Mientras los perpetradores operan desde la sombra de sus pantallas, las víctimas sufren un asalto que, aunque no siempre físico, es profunda y devastadoramente real. El acoso constante, las amenazas, la difamación y la exposición a contenido degradante pueden conducir a una amplia gama de consecuencias: desde ansiedad crónica, depresión y trastornos de estrés postraumático, hasta aislamiento social, pérdida de empleo y, en los casos más extremos, ideas suicidas. UNICEF advierte que "cuando el acoso ocurre en línea, la víctima siente como si la estuvieran atacando en todas partes, hasta en su propia casa. Puede parecerle que no hay escapatoria posible," afectando su salud mental, emocional y física. Las víctimas pueden sentirse "preocupadas, avergonzadas, estúpidas y hasta asustadas o enfadadas," perdiendo el sueño y sufriendo dolores físicos.

La invisibilidad del agresor no disminuye el dolor; de hecho, puede intensificarlo, al crear una sensación de impotencia y la inquietante sospecha de que el odio es omnipresente. La esfera digital, que prometía conexión, se convierte en una prisión de vigilancia y miedo. Para las víctimas, la seguridad no se limita a su espacio físico, sino que se extiende a su presencia en línea, una parte cada vez más intrínseca de su identidad.

Combatir los crímenes de odio digitales exige un enfoque multifacético y concertado. No existe una bala de plata. En el ámbito legal, la adaptación de las leyes existentes a la complejidad del ciberespacio es un desafío constante, requiriendo cooperación internacional y una mayor comprensión de las jurisdicciones digitales. Las plataformas tecnológicas tienen una responsabilidad ineludible en la moderación de contenido y la implementación de algoritmos que no exacerben el odio, sino que lo contengan y lo reporten. El Secretario General de la ONU, António Guterres, ha señalado que "los algoritmos sesgados y las plataformas digitales están difundiendo contenidos tóxicos y creando nuevos espacios para el acoso y el abuso," lo que exige una regulación internacional más robusta y una mayor rendición de cuentas por parte de las empresas tecnológicas.

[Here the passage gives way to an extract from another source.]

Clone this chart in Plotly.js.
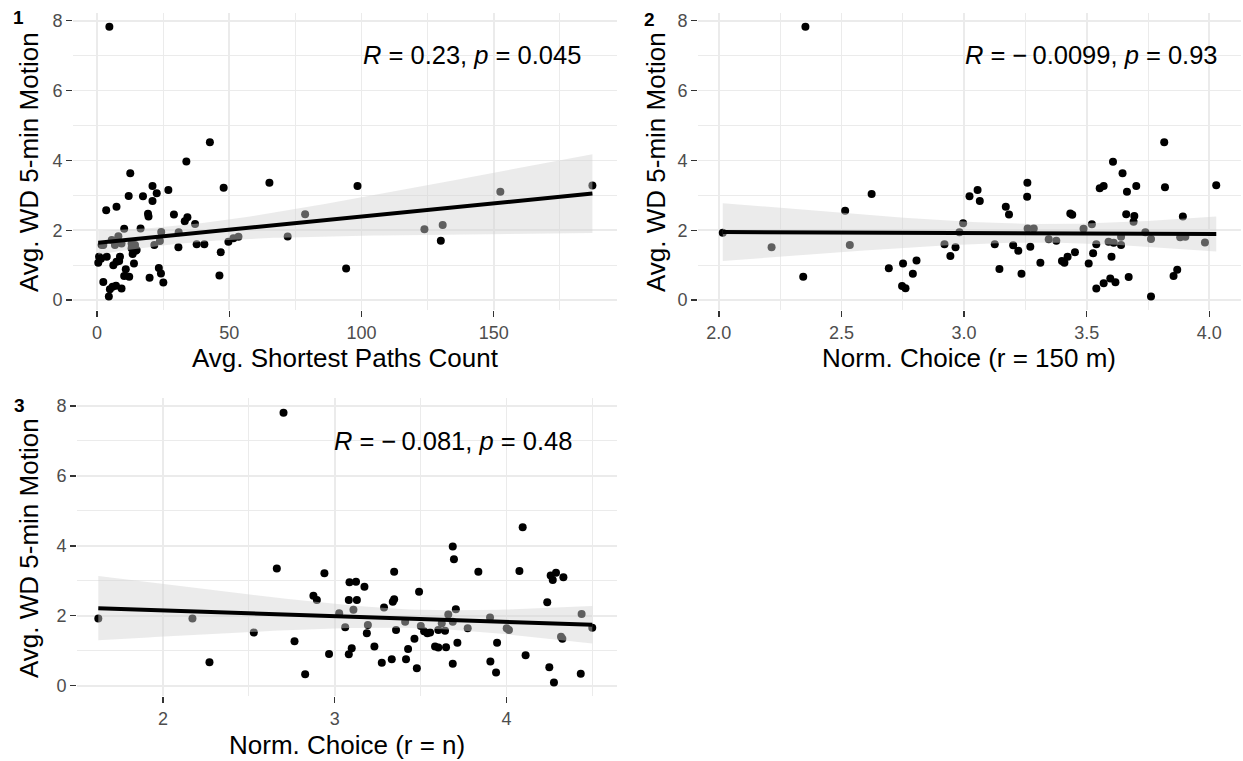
<!DOCTYPE html>
<html><head><meta charset="utf-8">
<script src="https://cdn.plot.ly/plotly-3.0.1.min.js"></script>
<style>html,body{margin:0;padding:0;background:#fff}#chart{width:1243px;height:761px}</style>
</head><body><div id="chart"></div>
<script>
// Panel 1: Avg. Shortest Paths Count vs motion
const p1x = [4.7,42.7,33.8,12.6,65.2,21.0,22.6,27.0,12.0,17.4,21.0,7.4,3.5,19.3,19.5,29.1,34.2,33.2,37.1,10.3,16.5,24.3,30.9,8.1,5.6,2.4,6.8,9.3,13.1,14.4,23.8,21.7,30.8,37.7,40.6,14.6,13.5,0.8,3.7,8.7,0.5,7.4,6.2,8.4,14.0,10.9,23.4,10.3,12.2,19.9,24.2,25.1,2.4,5.9,7.2,9.3,4.9,4.5,47.9,98.5,78.7,46.8,46.3,49.7,51.6,53.5,72.1,94.2,123.8,130.7,130.0,152.5,187.3,1.5,13.1,15.0,1.8];
const p1y = [7.83,4.52,3.97,3.63,3.36,3.27,3.06,3.15,2.98,2.97,2.84,2.67,2.57,2.47,2.39,2.45,2.37,2.26,2.18,2.04,2.05,1.95,1.94,1.83,1.72,1.58,1.58,1.62,1.62,1.58,1.69,1.58,1.51,1.60,1.60,1.41,1.32,1.24,1.24,1.24,1.07,1.10,1.00,1.12,1.05,0.88,0.92,0.69,0.67,0.64,0.76,0.50,0.52,0.38,0.41,0.33,0.31,0.10,3.22,3.27,2.46,1.37,0.70,1.67,1.77,1.81,1.82,0.90,2.03,2.15,1.70,3.10,3.28,1.18,1.48,1.43,1.58];
// Panel 2: Norm. Choice (r = 150 m)
const p2x = [2.353,2.016,2.215,2.344,2.515,2.534,2.623,2.693,2.751,2.806,2.791,2.747,2.761,2.920,2.965,2.944,2.981,2.996,3.022,3.055,3.064,3.125,3.144,3.170,3.183,3.200,3.221,3.234,3.258,3.257,3.259,3.284,3.270,3.311,3.345,3.376,3.399,3.409,3.422,3.433,3.441,3.452,3.487,3.508,3.521,3.539,3.526,3.553,3.569,3.607,3.646,3.664,3.702,3.661,3.694,3.691,3.589,3.610,3.640,3.640,3.601,3.539,3.569,3.596,3.617,3.671,3.739,3.762,3.762,3.816,3.819,3.881,3.902,3.892,3.854,3.869,3.982,4.028];
const p2y = [7.83,1.93,1.51,0.67,2.56,1.58,3.04,0.91,1.05,1.13,0.75,0.40,0.34,1.60,1.51,1.26,1.94,2.20,2.97,3.15,2.84,1.60,0.89,2.67,2.45,1.57,1.41,0.75,3.36,2.96,2.05,2.05,1.53,1.07,1.74,1.70,1.12,1.07,1.24,2.48,2.44,1.37,2.04,1.05,2.17,1.60,1.34,3.20,3.27,3.96,3.63,3.10,3.27,2.46,2.41,2.24,1.67,1.64,1.81,1.58,1.24,0.33,0.48,0.62,0.51,0.66,1.94,1.75,0.10,4.52,3.23,1.80,1.81,2.39,0.69,0.87,1.65,3.29];
// Panel 3: Norm. Choice (r = n)
const p3x = [2.702,1.624,2.172,2.271,2.529,2.663,2.766,2.828,2.876,2.896,2.940,2.967,3.026,3.061,3.086,3.124,3.082,3.129,3.109,3.082,3.099,3.173,3.193,3.187,3.231,3.274,3.332,3.287,3.338,3.346,3.346,3.357,3.410,3.415,3.427,3.464,3.478,3.491,3.501,3.520,3.539,3.584,3.603,4.094,3.687,3.694,3.836,4.075,4.257,4.288,4.269,4.331,4.237,4.437,4.499,4.317,4.325,4.001,4.014,3.904,3.774,3.705,3.661,3.687,3.623,3.603,3.642,3.555,3.648,3.714,3.687,3.945,3.906,3.939,4.111,4.249,4.276,4.432];
const p3y = [7.81,1.92,1.92,0.67,1.52,3.35,1.27,0.33,2.57,2.45,3.22,0.91,2.07,1.67,2.96,2.97,2.45,2.45,2.17,0.90,1.07,2.83,1.74,1.50,1.12,0.66,0.76,2.24,2.40,2.47,3.26,1.59,1.83,0.76,1.05,1.34,0.50,2.69,1.71,1.56,1.50,1.12,1.09,4.53,3.98,3.62,3.26,3.28,3.15,3.23,3.02,3.10,2.39,2.05,1.66,1.40,1.34,1.64,1.59,1.95,1.64,2.19,2.04,1.83,1.79,1.59,1.57,1.52,1.10,1.23,0.63,1.23,0.69,0.38,0.87,0.53,0.09,0.34];

const xTitles = ['Avg. Shortest Paths Count', 'Norm. Choice (r = 150 m)', 'Norm. Choice (r = n)'];
const yTitle = 'Avg. WD 5-min Motion';
const statLabels = ['<i>R</i> = 0.23, <i>p</i> = 0.045', '<i>R</i> = \u2212\u20090.0099, <i>p</i> = 0.93', '<i>R</i> = \u2212\u20090.081, <i>p</i> = 0.48'];
const panelTags = ['1', '2', '3'];
const yTickVals = [0, 2, 4, 6, 8];
const xTickVals1 = [0, 50, 100, 150];
const xTickVals2 = [2.0, 2.5, 3.0, 3.5, 4.0];
const xTickText2 = ['2.0', '2.5', '3.0', '3.5', '4.0'];
const xTickVals3 = [2, 3, 4];

const W = 1243, H = 761;
const FONT = 'Liberation Sans, Arial, Helvetica, sans-serif';

function tQuant(df) {
  const z = 1.959964;
  const g1 = (Math.pow(z,3) + z) / 4;
  const g2 = (5*Math.pow(z,5) + 16*Math.pow(z,3) + 3*z) / 96;
  const g3 = (3*Math.pow(z,7) + 19*Math.pow(z,5) + 17*Math.pow(z,3) - 15*z) / 384;
  return z + g1/df + g2/(df*df) + g3/(df*df*df);
}
function lmFit(x, y) {
  const n = x.length;
  const mx = x.reduce((a,b)=>a+b,0)/n, my = y.reduce((a,b)=>a+b,0)/n;
  let sxx = 0, sxy = 0;
  for (let i=0;i<n;i++){ sxx += (x[i]-mx)*(x[i]-mx); sxy += (x[i]-mx)*(y[i]-my); }
  const b = sxy/sxx, a = my - b*mx;
  let sse = 0;
  for (let i=0;i<n;i++){ const r = y[i]-(a+b*x[i]); sse += r*r; }
  const s2 = sse/(n-2), t = tQuant(n-2);
  const lo = Math.min(...x), hi = Math.max(...x);
  const gx = [], fy = [], up = [], dn = [];
  for (let k=0;k<80;k++){
    const g = lo + (hi-lo)*k/79;
    const f = a + b*g;
    const se = Math.sqrt(s2*(1/n + (g-mx)*(g-mx)/sxx));
    gx.push(g); fy.push(f); up.push(f + t*se); dn.push(f - t*se);
  }
  return {gx, fy, up, dn};
}

const panels = [
  {x:p1x, y:p1y, xa:'x', ya:'y'},
  {x:p2x, y:p2y, xa:'x2', ya:'y2'},
  {x:p3x, y:p3y, xa:'x3', ya:'y3'}
];
const traces = [];
panels.forEach(p => {
  traces.push({type:'scatter', mode:'markers', x:p.x, y:p.y, xaxis:p.xa, yaxis:p.ya,
    marker:{color:'#000000', size:8, line:{width:0}}, showlegend:false});
  const f = lmFit(p.x, p.y);
  traces.push({type:'scatter', mode:'lines', x:f.gx.concat(f.gx.slice().reverse()),
    y:f.up.concat(f.dn.slice().reverse()), xaxis:p.xa, yaxis:p.ya, fill:'toself',
    fillcolor:'rgba(210,210,210,0.45)', line:{width:0, color:'rgba(0,0,0,0)'}, showlegend:false});
  traces.push({type:'scatter', mode:'lines', x:f.gx, y:f.fy, xaxis:p.xa, yaxis:p.ya,
    line:{color:'#000000', width:4}, showlegend:false});
});

function px2dom(a, b){ return [a/W, b/W]; }
function py2dom(top, bottom){ return [1 - bottom/H, 1 - top/H]; }

const GRID = '#ebebeb';
function ax(extra){
  return Object.assign({
    showgrid:true, gridcolor:GRID, gridwidth:1.8, zeroline:false, showline:false,
    ticks:'outside', ticklen:6, tickwidth:1.4, tickcolor:'#333333', ticklabelstandoff:0,
    tickfont:{family:FONT, size:18, color:'#4d4d4d'}, fixedrange:true, automargin:false
  }, extra);
}
function minor(t0, dt){ return {tickmode:'linear', tick0:t0, dtick:dt, showgrid:true, gridcolor:GRID, gridwidth:1.0, ticks:''}; }

const layout = {
  width:W, height:H, margin:{l:0, r:0, t:0, b:0, autoexpand:false}, paper_bgcolor:'#ffffff', plot_bgcolor:'#ffffff',
  showlegend:false, font:{family:FONT, color:'#000000', size:18},
  xaxis: ax({domain:px2dom(73,617), range:[-9.05,196.6], anchor:'y', tickmode:'array', tickvals:xTickVals1, minor:minor(25,50)}),
  yaxis: ax({domain:py2dom(13.1,310.4), range:[-0.297,8.22], anchor:'x', tickmode:'array', tickvals:yTickVals, minor:minor(1,2)}),
  xaxis2: ax({domain:px2dom(698,1241), range:[1.915,4.129], anchor:'y2', tickmode:'array', tickvals:xTickVals2, ticktext:xTickText2, minor:minor(2.25,0.5)}),
  yaxis2: ax({domain:py2dom(13.1,310.4), range:[-0.297,8.22], anchor:'x2', tickmode:'array', tickvals:yTickVals, minor:minor(1,2)}),
  xaxis3: ax({domain:px2dom(77,617), range:[1.50,4.643], anchor:'y3', tickmode:'array', tickvals:xTickVals3, minor:minor(1.5,1)}),
  yaxis3: ax({domain:py2dom(398.3,696.1), range:[-0.297,8.22], anchor:'x3', tickmode:'array', tickvals:yTickVals, minor:minor(1,2)}),
  annotations: []
};

function ann(text, x, y, size, extra){
  return Object.assign({text, x:x/W, y:1-y/H, xref:'paper', yref:'paper', xanchor:'center', yanchor:'middle',
    showarrow:false, font:{family:FONT, size, color:'#000000'}}, extra||{});
}
layout.annotations.push(ann(statLabels[0], 472, 55, 25.5));
layout.annotations.push(ann(statLabels[1], 1091, 55, 25.5));
layout.annotations.push(ann(statLabels[2], 453, 441, 25.5));
layout.annotations.push(ann('<b>'+panelTags[0]+'</b>', 18, 18, 19));
layout.annotations.push(ann('<b>'+panelTags[1]+'</b>', 649, 19, 19));
layout.annotations.push(ann('<b>'+panelTags[2]+'</b>', 19, 405, 19));
layout.annotations.push(ann(xTitles[0], 345, 358, 26));
layout.annotations.push(ann(xTitles[1], 969, 358, 26));
layout.annotations.push(ann(xTitles[2], 347, 745, 26));
layout.annotations.push(ann(yTitle, 29, 162, 26, {textangle:-90}));
layout.annotations.push(ann(yTitle, 656, 162, 26, {textangle:-90}));
layout.annotations.push(ann(yTitle, 29, 548, 26, {textangle:-90}));

Plotly.newPlot('chart', traces, layout, {displayModeBar:false, staticPlot:true});
</script></body></html>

Más allá de la ley y la tecnología, la educación es nuestra defensa más sólida. Fomentar una ciudadanía digital consciente, crítica y empática es fundamental. Enseñar a las nuevas generaciones a discernir la verdad de la desinformación, a cuestionar los sesgos y a promover la tolerancia, es una inversión en el futuro de nuestra sociedad, tanto online como offline. Es un llamado a la acción para cada individuo que navega por la red: ser un faro de razón y respeto en un océano de ruido. El Observatorio Nacional de Crímenes de Odio LGBT en Argentina, por ejemplo, destaca que "el crimen de odio lesiona a todo el grupo o colectividad, a través de la agresión a una persona determinada," enfatizando la importancia de visibilizar y combatir estos actos.

La batalla contra el odio digital es una lucha por la integridad de nuestra civilización en el siglo XXI. La red, con su vasto potencial para el bien, no debe ser secuestrada por aquellos que buscan sembrar la discordia. Como inquisidores de la verdad, debemos permanecer vigilantes, desentrañando cada cadena de odio, cada algoritmo perverso, para asegurar que la sombra en la red no eclipse la luz de la razón y la humanidad. Porque al final, las verdades ocultas siempre encuentran su camino a la superficie, y el odio, sin importar cuán profundo se esconda, no puede subsistir bajo el implacable escrutinio de la razón.